Work to complete =
Reproduce every line of the material below, but drop the pictures.

Available data =
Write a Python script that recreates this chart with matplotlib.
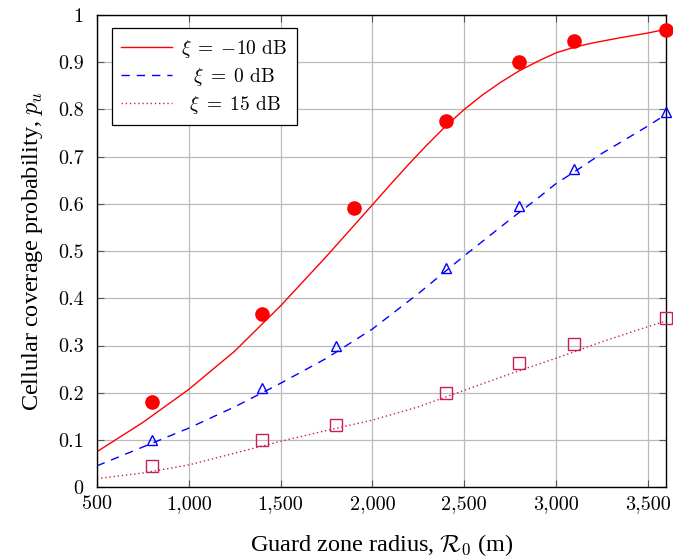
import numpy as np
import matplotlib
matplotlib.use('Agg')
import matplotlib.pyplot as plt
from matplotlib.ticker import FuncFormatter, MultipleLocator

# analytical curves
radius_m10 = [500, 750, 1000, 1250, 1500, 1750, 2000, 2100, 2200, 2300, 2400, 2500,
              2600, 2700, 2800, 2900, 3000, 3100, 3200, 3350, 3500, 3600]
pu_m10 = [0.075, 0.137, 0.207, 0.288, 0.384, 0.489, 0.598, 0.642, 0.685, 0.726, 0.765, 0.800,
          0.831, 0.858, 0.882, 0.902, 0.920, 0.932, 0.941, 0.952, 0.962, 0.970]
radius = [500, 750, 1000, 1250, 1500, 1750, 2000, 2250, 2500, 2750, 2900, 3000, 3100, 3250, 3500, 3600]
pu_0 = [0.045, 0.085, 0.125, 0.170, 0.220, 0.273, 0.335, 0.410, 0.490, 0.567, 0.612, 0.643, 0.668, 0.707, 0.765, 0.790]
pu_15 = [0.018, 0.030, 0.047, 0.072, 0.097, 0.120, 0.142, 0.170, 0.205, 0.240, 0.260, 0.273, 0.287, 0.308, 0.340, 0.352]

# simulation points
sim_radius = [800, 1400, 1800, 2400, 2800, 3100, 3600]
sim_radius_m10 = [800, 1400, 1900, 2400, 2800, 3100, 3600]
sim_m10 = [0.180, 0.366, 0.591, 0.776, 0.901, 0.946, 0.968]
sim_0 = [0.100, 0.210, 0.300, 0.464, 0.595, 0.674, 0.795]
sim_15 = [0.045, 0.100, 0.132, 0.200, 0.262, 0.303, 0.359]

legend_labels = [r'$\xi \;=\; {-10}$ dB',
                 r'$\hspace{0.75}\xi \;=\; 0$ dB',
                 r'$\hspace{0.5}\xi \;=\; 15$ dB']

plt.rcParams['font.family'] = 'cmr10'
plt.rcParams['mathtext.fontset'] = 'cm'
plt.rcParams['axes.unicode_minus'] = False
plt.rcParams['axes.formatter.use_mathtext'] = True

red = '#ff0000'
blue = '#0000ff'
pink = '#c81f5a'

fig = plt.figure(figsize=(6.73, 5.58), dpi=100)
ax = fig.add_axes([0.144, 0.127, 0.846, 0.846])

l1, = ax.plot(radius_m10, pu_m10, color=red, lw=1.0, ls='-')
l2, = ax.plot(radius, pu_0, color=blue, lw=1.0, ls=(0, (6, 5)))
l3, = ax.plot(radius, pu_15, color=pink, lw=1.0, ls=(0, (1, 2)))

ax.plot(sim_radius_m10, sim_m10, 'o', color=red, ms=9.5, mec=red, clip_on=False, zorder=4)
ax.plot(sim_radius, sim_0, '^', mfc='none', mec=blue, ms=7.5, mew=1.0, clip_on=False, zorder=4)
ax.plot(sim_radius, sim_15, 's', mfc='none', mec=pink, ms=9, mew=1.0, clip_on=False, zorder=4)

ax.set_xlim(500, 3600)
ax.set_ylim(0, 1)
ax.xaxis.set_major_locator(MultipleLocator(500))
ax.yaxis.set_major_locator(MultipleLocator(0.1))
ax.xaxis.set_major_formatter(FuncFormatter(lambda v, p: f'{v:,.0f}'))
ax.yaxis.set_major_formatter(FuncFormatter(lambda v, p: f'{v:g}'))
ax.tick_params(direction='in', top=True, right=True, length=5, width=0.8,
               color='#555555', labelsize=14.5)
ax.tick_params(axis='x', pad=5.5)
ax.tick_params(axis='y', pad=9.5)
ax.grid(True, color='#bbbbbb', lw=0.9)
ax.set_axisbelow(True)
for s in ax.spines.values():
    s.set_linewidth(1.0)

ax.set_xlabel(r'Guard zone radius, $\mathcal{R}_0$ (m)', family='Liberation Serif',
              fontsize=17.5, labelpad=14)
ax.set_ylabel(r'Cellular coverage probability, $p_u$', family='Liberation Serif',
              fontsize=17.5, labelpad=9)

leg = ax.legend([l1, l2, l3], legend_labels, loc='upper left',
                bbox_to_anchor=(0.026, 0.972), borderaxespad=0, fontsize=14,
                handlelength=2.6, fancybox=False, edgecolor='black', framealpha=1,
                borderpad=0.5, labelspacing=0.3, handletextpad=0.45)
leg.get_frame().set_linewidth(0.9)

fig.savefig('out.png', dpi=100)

Task response =
Write a Python script that recreates this chart with matplotlib.
import numpy as np
import matplotlib
matplotlib.use('Agg')
import matplotlib.pyplot as plt
from matplotlib.ticker import FuncFormatter, MultipleLocator

# analytical curves
radius_m10 = [500, 750, 1000, 1250, 1500, 1750, 2000, 2100, 2200, 2300, 2400, 2500,
              2600, 2700, 2800, 2900, 3000, 3100, 3200, 3350, 3500, 3600]
pu_m10 = [0.075, 0.137, 0.207, 0.288, 0.384, 0.489, 0.598, 0.642, 0.685, 0.726, 0.765, 0.800,
          0.831, 0.858, 0.882, 0.902, 0.920, 0.932, 0.941, 0.952, 0.962, 0.970]
radius = [500, 750, 1000, 1250, 1500, 1750, 2000, 2250, 2500, 2750, 2900, 3000, 3100, 3250, 3500, 3600]
pu_0 = [0.045, 0.085, 0.125, 0.170, 0.220, 0.273, 0.335, 0.410, 0.490, 0.567, 0.612, 0.643, 0.668, 0.707, 0.765, 0.790]
pu_15 = [0.018, 0.030, 0.047, 0.072, 0.097, 0.120, 0.142, 0.170, 0.205, 0.240, 0.260, 0.273, 0.287, 0.308, 0.340, 0.352]

# simulation points
sim_radius = [800, 1400, 1800, 2400, 2800, 3100, 3600]
sim_radius_m10 = [800, 1400, 1900, 2400, 2800, 3100, 3600]
sim_m10 = [0.180, 0.366, 0.591, 0.776, 0.901, 0.946, 0.968]
sim_0 = [0.100, 0.210, 0.300, 0.464, 0.595, 0.674, 0.795]
sim_15 = [0.045, 0.100, 0.132, 0.200, 0.262, 0.303, 0.359]

legend_labels = [r'$\xi \;=\; {-10}$ dB',
                 r'$\hspace{0.75}\xi \;=\; 0$ dB',
                 r'$\hspace{0.5}\xi \;=\; 15$ dB']

plt.rcParams['font.family'] = 'cmr10'
plt.rcParams['mathtext.fontset'] = 'cm'
plt.rcParams['axes.unicode_minus'] = False
plt.rcParams['axes.formatter.use_mathtext'] = True

red = '#ff0000'
blue = '#0000ff'
pink = '#c81f5a'

fig = plt.figure(figsize=(6.73, 5.58), dpi=100)
ax = fig.add_axes([0.144, 0.127, 0.846, 0.846])

l1, = ax.plot(radius_m10, pu_m10, color=red, lw=1.0, ls='-')
l2, = ax.plot(radius, pu_0, color=blue, lw=1.0, ls=(0, (6, 5)))
l3, = ax.plot(radius, pu_15, color=pink, lw=1.0, ls=(0, (1, 2)))

ax.plot(sim_radius_m10, sim_m10, 'o', color=red, ms=9.5, mec=red, clip_on=False, zorder=4)
ax.plot(sim_radius, sim_0, '^', mfc='none', mec=blue, ms=7.5, mew=1.0, clip_on=False, zorder=4)
ax.plot(sim_radius, sim_15, 's', mfc='none', mec=pink, ms=9, mew=1.0, clip_on=False, zorder=4)

ax.set_xlim(500, 3600)
ax.set_ylim(0, 1)
ax.xaxis.set_major_locator(MultipleLocator(500))
ax.yaxis.set_major_locator(MultipleLocator(0.1))
ax.xaxis.set_major_formatter(FuncFormatter(lambda v, p: f'{v:,.0f}'))
ax.yaxis.set_major_formatter(FuncFormatter(lambda v, p: f'{v:g}'))
ax.tick_params(direction='in', top=True, right=True, length=5, width=0.8,
               color='#555555', labelsize=14.5)
ax.tick_params(axis='x', pad=5.5)
ax.tick_params(axis='y', pad=9.5)
ax.grid(True, color='#bbbbbb', lw=0.9)
ax.set_axisbelow(True)
for s in ax.spines.values():
    s.set_linewidth(1.0)

ax.set_xlabel(r'Guard zone radius, $\mathcal{R}_0$ (m)', family='Liberation Serif',
              fontsize=17.5, labelpad=14)
ax.set_ylabel(r'Cellular coverage probability, $p_u$', family='Liberation Serif',
              fontsize=17.5, labelpad=9)

leg = ax.legend([l1, l2, l3], legend_labels, loc='upper left',
                bbox_to_anchor=(0.026, 0.972), borderaxespad=0, fontsize=14,
                handlelength=2.6, fancybox=False, edgecolor='black', framealpha=1,
                borderpad=0.5, labelspacing=0.3, handletextpad=0.45)
leg.get_frame().set_linewidth(0.9)

fig.savefig('out.png', dpi=100)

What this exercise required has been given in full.